Source code of charts:
———
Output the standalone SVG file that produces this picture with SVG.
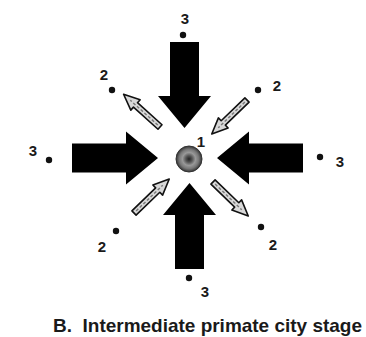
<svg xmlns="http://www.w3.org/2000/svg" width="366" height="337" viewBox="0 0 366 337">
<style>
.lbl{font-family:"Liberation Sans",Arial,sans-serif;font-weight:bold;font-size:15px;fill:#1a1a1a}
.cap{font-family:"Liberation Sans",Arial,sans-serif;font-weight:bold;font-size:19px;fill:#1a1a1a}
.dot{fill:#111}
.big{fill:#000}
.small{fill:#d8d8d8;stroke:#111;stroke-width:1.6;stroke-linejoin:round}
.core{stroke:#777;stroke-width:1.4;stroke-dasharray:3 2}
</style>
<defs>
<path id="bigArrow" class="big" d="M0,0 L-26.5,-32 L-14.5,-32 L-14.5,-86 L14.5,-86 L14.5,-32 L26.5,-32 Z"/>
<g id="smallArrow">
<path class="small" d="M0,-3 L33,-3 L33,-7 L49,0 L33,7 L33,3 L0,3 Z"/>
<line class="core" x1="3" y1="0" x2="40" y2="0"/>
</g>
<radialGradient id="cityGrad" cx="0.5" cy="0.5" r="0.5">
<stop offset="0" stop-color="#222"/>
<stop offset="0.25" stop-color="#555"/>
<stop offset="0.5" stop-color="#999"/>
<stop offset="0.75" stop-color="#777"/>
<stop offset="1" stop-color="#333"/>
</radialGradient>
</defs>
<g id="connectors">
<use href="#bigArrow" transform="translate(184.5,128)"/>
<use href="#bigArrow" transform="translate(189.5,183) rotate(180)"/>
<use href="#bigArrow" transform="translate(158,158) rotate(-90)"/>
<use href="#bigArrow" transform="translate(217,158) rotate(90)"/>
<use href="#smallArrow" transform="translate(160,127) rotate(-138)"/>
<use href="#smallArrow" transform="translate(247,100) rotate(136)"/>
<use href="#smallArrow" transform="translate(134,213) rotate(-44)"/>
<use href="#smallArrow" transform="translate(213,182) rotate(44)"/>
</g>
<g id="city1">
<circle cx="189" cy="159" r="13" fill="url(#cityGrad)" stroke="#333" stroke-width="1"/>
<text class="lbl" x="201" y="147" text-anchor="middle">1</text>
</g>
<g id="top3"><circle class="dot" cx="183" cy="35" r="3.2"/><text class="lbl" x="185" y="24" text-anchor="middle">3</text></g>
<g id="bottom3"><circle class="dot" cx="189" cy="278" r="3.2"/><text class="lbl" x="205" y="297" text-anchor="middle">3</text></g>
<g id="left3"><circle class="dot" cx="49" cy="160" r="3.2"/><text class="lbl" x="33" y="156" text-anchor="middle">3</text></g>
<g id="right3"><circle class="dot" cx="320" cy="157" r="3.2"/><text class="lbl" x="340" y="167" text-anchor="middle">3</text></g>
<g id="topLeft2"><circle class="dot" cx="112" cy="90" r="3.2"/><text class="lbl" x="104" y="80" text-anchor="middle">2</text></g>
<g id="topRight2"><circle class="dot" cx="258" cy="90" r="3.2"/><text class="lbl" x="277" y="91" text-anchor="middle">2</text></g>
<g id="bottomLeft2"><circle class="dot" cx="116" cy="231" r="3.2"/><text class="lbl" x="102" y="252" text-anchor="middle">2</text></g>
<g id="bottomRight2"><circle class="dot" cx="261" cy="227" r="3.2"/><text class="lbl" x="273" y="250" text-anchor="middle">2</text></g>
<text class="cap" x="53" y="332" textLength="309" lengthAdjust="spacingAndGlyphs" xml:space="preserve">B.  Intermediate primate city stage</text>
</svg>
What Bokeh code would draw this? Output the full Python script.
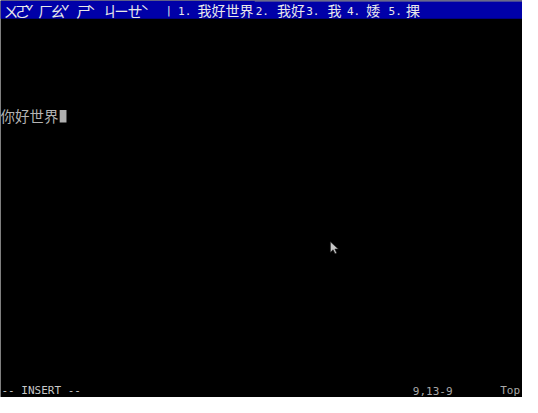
———
[TASK REQUIREMENTS] All records above are to be printed exactly, minus the pictures they contain.

[SOLUTION FOR THIS TASK]
Output the standalone SVG file that produces this picture with SVG.
<svg xmlns="http://www.w3.org/2000/svg" width="366" height="337" viewBox="0 0 366 337">
<style>
.lbl{font-family:"Liberation Sans",Arial,sans-serif;font-weight:bold;font-size:15px;fill:#1a1a1a}
.cap{font-family:"Liberation Sans",Arial,sans-serif;font-weight:bold;font-size:19px;fill:#1a1a1a}
.dot{fill:#111}
.big{fill:#000}
.small{fill:#d8d8d8;stroke:#111;stroke-width:1.6;stroke-linejoin:round}
.core{stroke:#777;stroke-width:1.4;stroke-dasharray:3 2}
</style>
<defs>
<path id="bigArrow" class="big" d="M0,0 L-26.5,-32 L-14.5,-32 L-14.5,-86 L14.5,-86 L14.5,-32 L26.5,-32 Z"/>
<g id="smallArrow">
<path class="small" d="M0,-3 L33,-3 L33,-7 L49,0 L33,7 L33,3 L0,3 Z"/>
<line class="core" x1="3" y1="0" x2="40" y2="0"/>
</g>
<radialGradient id="cityGrad" cx="0.5" cy="0.5" r="0.5">
<stop offset="0" stop-color="#222"/>
<stop offset="0.25" stop-color="#555"/>
<stop offset="0.5" stop-color="#999"/>
<stop offset="0.75" stop-color="#777"/>
<stop offset="1" stop-color="#333"/>
</radialGradient>
</defs>
<g id="connectors">
<use href="#bigArrow" transform="translate(184.5,128)"/>
<use href="#bigArrow" transform="translate(189.5,183) rotate(180)"/>
<use href="#bigArrow" transform="translate(158,158) rotate(-90)"/>
<use href="#bigArrow" transform="translate(217,158) rotate(90)"/>
<use href="#smallArrow" transform="translate(160,127) rotate(-138)"/>
<use href="#smallArrow" transform="translate(247,100) rotate(136)"/>
<use href="#smallArrow" transform="translate(134,213) rotate(-44)"/>
<use href="#smallArrow" transform="translate(213,182) rotate(44)"/>
</g>
<g id="city1">
<circle cx="189" cy="159" r="13" fill="url(#cityGrad)" stroke="#333" stroke-width="1"/>
<text class="lbl" x="201" y="147" text-anchor="middle">1</text>
</g>
<g id="top3"><circle class="dot" cx="183" cy="35" r="3.2"/><text class="lbl" x="185" y="24" text-anchor="middle">3</text></g>
<g id="bottom3"><circle class="dot" cx="189" cy="278" r="3.2"/><text class="lbl" x="205" y="297" text-anchor="middle">3</text></g>
<g id="left3"><circle class="dot" cx="49" cy="160" r="3.2"/><text class="lbl" x="33" y="156" text-anchor="middle">3</text></g>
<g id="right3"><circle class="dot" cx="320" cy="157" r="3.2"/><text class="lbl" x="340" y="167" text-anchor="middle">3</text></g>
<g id="topLeft2"><circle class="dot" cx="112" cy="90" r="3.2"/><text class="lbl" x="104" y="80" text-anchor="middle">2</text></g>
<g id="topRight2"><circle class="dot" cx="258" cy="90" r="3.2"/><text class="lbl" x="277" y="91" text-anchor="middle">2</text></g>
<g id="bottomLeft2"><circle class="dot" cx="116" cy="231" r="3.2"/><text class="lbl" x="102" y="252" text-anchor="middle">2</text></g>
<g id="bottomRight2"><circle class="dot" cx="261" cy="227" r="3.2"/><text class="lbl" x="273" y="250" text-anchor="middle">2</text></g>
<text class="cap" x="53" y="332" textLength="309" lengthAdjust="spacingAndGlyphs" xml:space="preserve">B.  Intermediate primate city stage</text>
</svg>
What Bokeh code would draw this? Output the full Python script.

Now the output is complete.